International Geosphere-Biosphere Programme (IGBP) news release

13 Responses to Black Carbon Larger Cause Of Climate Change Than Previously Assessed

  1. Joan Savage says:

    The abstract says, “Sources that emit black carbon also emit other short-lived species…”

    We need to have an update on the half-life of black carbon retention in atmosphere. Perhaps that is found in the full article, which I have not yet read.

    Eliminating significant short-lived species might be the ‘low hanging fruit’ that can jump start more political mobilization.

  2. Jameson Quinn says:

    I live in Guatemala City, where I see clouds of black carbon emerging from busses every day. But it’s also, of course, a tropical latitude; there’s not a lot of snow around here for it to stain. How far does black carbon travel? Is tropical black carbon less of a problem than it is at higher latitudes?

  3. Steve Funk says:

    I would really like to see a followup study on how much wood heaters like mine are contributing. The paper appears to imply that the main contribution is from simple devices in underdeveloped areas. And how much of my wood heat emissions are pure black carbon and how much are aggregated particles that appear to have a slight net cooling effect, according to the graph.

  4. Faye Sinnott says:

    Eliminating black carbon would also have almost immediate health benefit, given the role of particulates on cardio and pulmonary physiology.

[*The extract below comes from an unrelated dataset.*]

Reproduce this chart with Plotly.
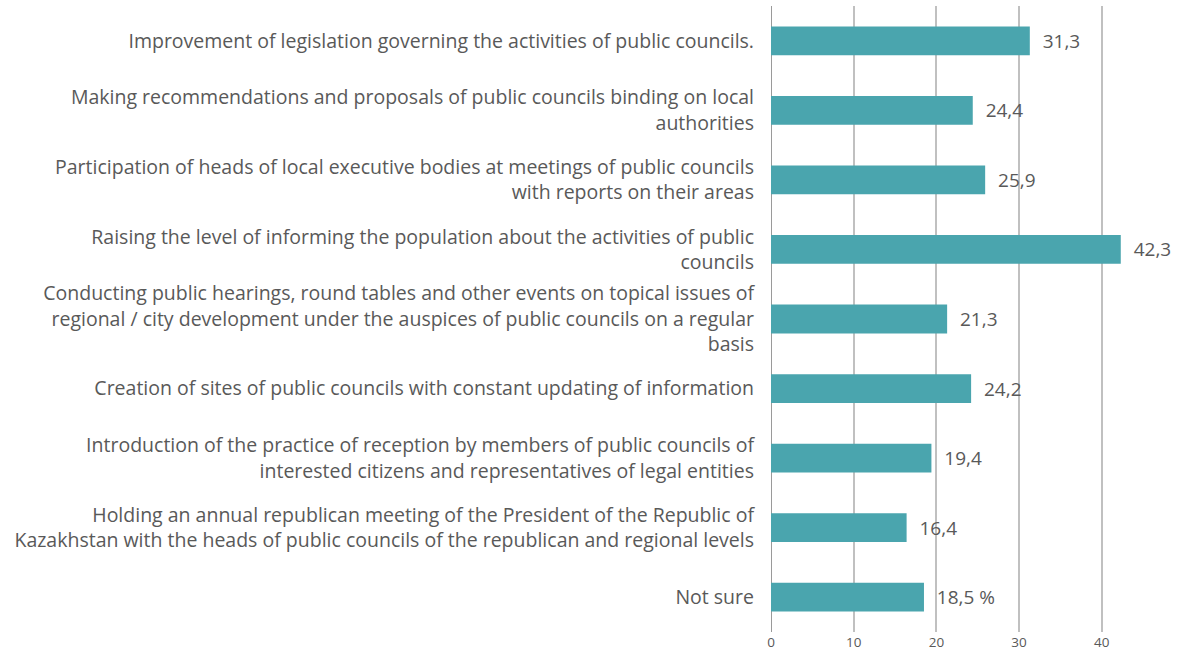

    So, in addition to reducing the rate of climate change….

  5. fj says:

    excellent advance in understanding the crisis

  6. Crispin in Waterloo says:

    As the great majority of BC emissions are from biomass burning, reducing BC only and (perhaps) retaining organic carbon (OC) emissions (which are cooling) will be difficult. Reduction of anthropogenic BC can be done by improving the combustion efficiency of anything that burns a carbonaceous fuel (like wood or oil). As combustion efficiency is in any case the proper goal of any fuel use, this is a good thing.

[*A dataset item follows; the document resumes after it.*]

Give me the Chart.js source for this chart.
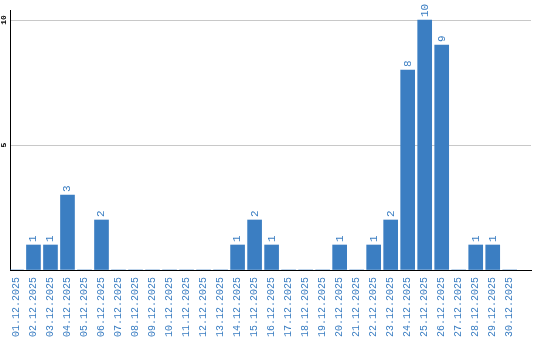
<!DOCTYPE html>
<html>
<head>
<meta charset="utf-8">
<script src="https://cdn.jsdelivr.net/npm/chart.js@4/dist/chart.umd.min.js"></script>
<style>
  html, body { margin: 0; padding: 0; background: #fff; }
  #wrap { width: 540px; height: 340px; }
</style>
</head>
<body>
<div id="wrap"><canvas id="chart" width="540" height="340"></canvas></div>
<script>
// days of december and the count per day
const days = ['01.12.2025','02.12.2025','03.12.2025','04.12.2025','05.12.2025','06.12.2025',
  '07.12.2025','08.12.2025','09.12.2025','10.12.2025','11.12.2025','12.12.2025','13.12.2025',
  '14.12.2025','15.12.2025','16.12.2025','17.12.2025','18.12.2025','19.12.2025','20.12.2025',
  '21.12.2025','22.12.2025','23.12.2025','24.12.2025','25.12.2025','26.12.2025','27.12.2025',
  '28.12.2025','29.12.2025','30.12.2025'];
const counts = [0,1,1,3,0,2,0,0,0,0,0,0,0,1,2,1,0,0,0,1,0,1,2,8,10,9,0,1,1,0];
const yTicks = [0, 5, 10];

const blue = '#3b7ec2';

// value labels above the bars, rotated like in the original
const barLabels = {
  id: 'barLabels',
  afterDatasetsDraw(chart) {
    const ctx = chart.ctx;
    const meta = chart.getDatasetMeta(0);
    ctx.save();
    ctx.fillStyle = blue;
    ctx.font = '11px "Liberation Mono", monospace';
    ctx.textAlign = 'left';
    ctx.textBaseline = 'middle';
    meta.data.forEach(function(bar, i) {
      if (!counts[i]) return;
      ctx.save();
      ctx.translate(bar.x, bar.y - 3);
      ctx.rotate(-Math.PI / 2);
      ctx.fillText(String(counts[i]), 0, 0);
      ctx.restore();
    });
    ctx.restore();
  }
};

// y tick labels, rotated
const yLabels = {
  id: 'yLabels',
  afterDraw(chart) {
    const ctx = chart.ctx;
    const y = chart.scales.y;
    ctx.save();
    ctx.fillStyle = '#000';
    ctx.font = 'bold 8px "Liberation Mono", monospace';
    ctx.textAlign = 'center';
    ctx.textBaseline = 'middle';
    yTicks.forEach(function(v) {
      if (v === 0) return;
      ctx.save();
      ctx.translate(4, y.getPixelForValue(v));
      ctx.rotate(-Math.PI / 2);
      ctx.fillText(String(v), 0, 0);
      ctx.restore();
    });
    ctx.restore();
  }
};

new Chart(document.getElementById('chart'), {
  type: 'bar',
  data: {
    datasets: [{
      data: counts.map(function(c, i) { return { x: i + 1, y: c }; }),
      backgroundColor: blue,
      borderWidth: 0,
      barThickness: 14
    }]
  },
  options: {
    responsive: false,
    animation: false,
    layout: { autoPadding: false, padding: { left: 10, right: 9, top: 10, bottom: 0 } },
    plugins: { legend: { display: false }, tooltip: { enabled: false } },
    scales: {
      x: {
        type: 'linear',
        offset: false,
        min: 0.62,
        max: 31.25,
        grid: { display: false, drawTicks: false },
        border: { color: '#000', width: 1 },
        afterBuildTicks(scale) {
          scale.ticks = days.map(function(d, i) { return { value: i + 1 }; });
        },
        afterFit(scale) { scale.height = 70; },
        ticks: {
          autoSkip: false,
          minRotation: 90,
          maxRotation: 90,
          padding: 7,
          color: blue,
          font: { family: '"Liberation Mono", monospace', size: 10 },
          callback: function(v) { return days[v - 1] || ''; }
        }
      },
      y: {
        min: 0,
        max: 10.4,
        afterBuildTicks(scale) {
          scale.ticks = yTicks.map(function(v) { return { value: v }; });
        },
        ticks: { display: false },
        grid: { color: '#c8c8c8', drawTicks: false },
        border: { color: '#000', width: 1 }
      }
    }
  },
  plugins: [barLabels, yLabels]
});
</script>
</body>
</html>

    It may be helpful to remember that BC is not an inherent property of a fuel, but how it is burned (i.e. the combustor is responsible for BC and co-emitted species). Thus a biofuel can be burned with virtually no BC at all when the combustion conditions are right (as has been demonstrated many times over).

  7. Joan Savage says:

    Black carbon (soot) in the atmosphere functions as a greenhouse gas, before it comes back down to settle on a surface. Most of the black carbon starts out with combustion activities in the lower and mid latitudes.

    In 2009 there was an NYT article on black carbon, with maps, that says it stays airborne for a few weeks.

    Given the history of volcanic ash, or smoke from forest fires, soot can cover many a mile in those few weeks aloft before it drops out.

    I’d like to find you a map for that, too. Maybe one will turn up.

  8. Dr.A.Jagadeesh says:

    Great post on a crucial issue. Well illustrated.
    Dr.A.Jagadeesh Nellore(AP),India

  9. Omega Centauri says:

    Or it might be the short term relief that lets us ignore the 800 pound gorilla. I think our best strategy is to oppose attacking the shortlived species until an earnest effort to reduce CO2 is underway. Otherwise we risk complacency.

  10. Alex Smith says:

    More resources on black carbon:

    Radio Ecoshock interview on BC with this study’s lead author Tami Bond, University of Illinois (20 min)

    Full Radio Ecoshock Show “Black Carbon = Fast Warming = Early Death (April 2010) here:

  11. Mulga Mumblebrain says:

    I agree. The black carbon problem cannot be addressed as some sort of substitute for action on the big dangers, which are anthropogenic emissions of greenhouse gases. Indeed when I peruse the ‘usual suspects’ who are pushing the black carbon bandwaggon, my native naivete and credulousness are sorely tested.

  12. Joan Savage says:

    To follow your metaphor and the news, black carbon/ soot is the 528 pound gorilla, along side the 800 pound gorilla.

    “.. to blame for 1.1 Watts per square meter (W/m²), approximately two thirds of the effect of the largest man made contributor to global warming, carbon dioxide.”

    Which should get the rest of us big apes jumping up and down.

    A factor in finding the solution is that a lot of the black carbon/soot is from Asia and tropical countries, while CO2 is more commonly from the temperate zone. This prompts me to think of an outrageous comparison to the old adage about hypocrisy, “the pot calling the kettle black.”

  13. David Lewis says:

    Hansen published Global Warming in the 21st Century: An alternative scenario in the year 2000, arguing “the danger of dramatic climate change” could be reduced, if the emissions of black carbon were addressed. “Such a focus on air pollution has practical benefits that unite the interests of developed and developing countries”.

    So we have Hansen writing more than a decade ago: “Conceivably, a reduction of climate forcing by 0.5 W/m2 or more could be obtained by reducing black carbon emissions from diesel fuel and coal”.

    But keep in mind Hansen’s year 2000 caveat: “But a quantitative understanding of the role of absorbing aerosol in climate change is required to formulate reliable policy recommendations“.

    And when you read his latest (January 2013) communication, i.e. Global Temperature Update Through 2012, it is apparent that little has changed:

    “The one major wild card in projections of future climate change is the unmeasured climate forcing due to aerosol changes and their effects on clouds. Anecdotal information indicates that particulate air pollution has increased in regions with increasing coal burning, but assessment of the climate forcing requires global measurement of detailed physical properties of the aerosols”.

    Eg: look at the error bar on “Human-Made Aerosols” in Fig 6 page 6 of Hansen’s January 2013 communication. The total effect of aerosols which includes black carbon, according to this, could be anywhere between -0.5 W/m2 and -2.5 W/m2.

    The latest assessment of black carbon described in this post, i.e. the one just published by Fahey, Forster fits into that range, i.e. what was already known.

    Hansen stood in front of the fall meeting of the AGU some years ago and displayed a slide with photos of his two grandchildren. He claimed that when his group had to come up with an estimate of the total effect of aerosols for model runs for the AR4, that the state of the science was so uncertain that what he did was ask his grandchildren. Conner could only count up to one, so that was his estimate. Sophie, he claimed, suggested that the Hansen GISS model should use the number 2. In talks given since then Hansen has said if you think this isn’t a good scientific method: “you should see what the other guys do”.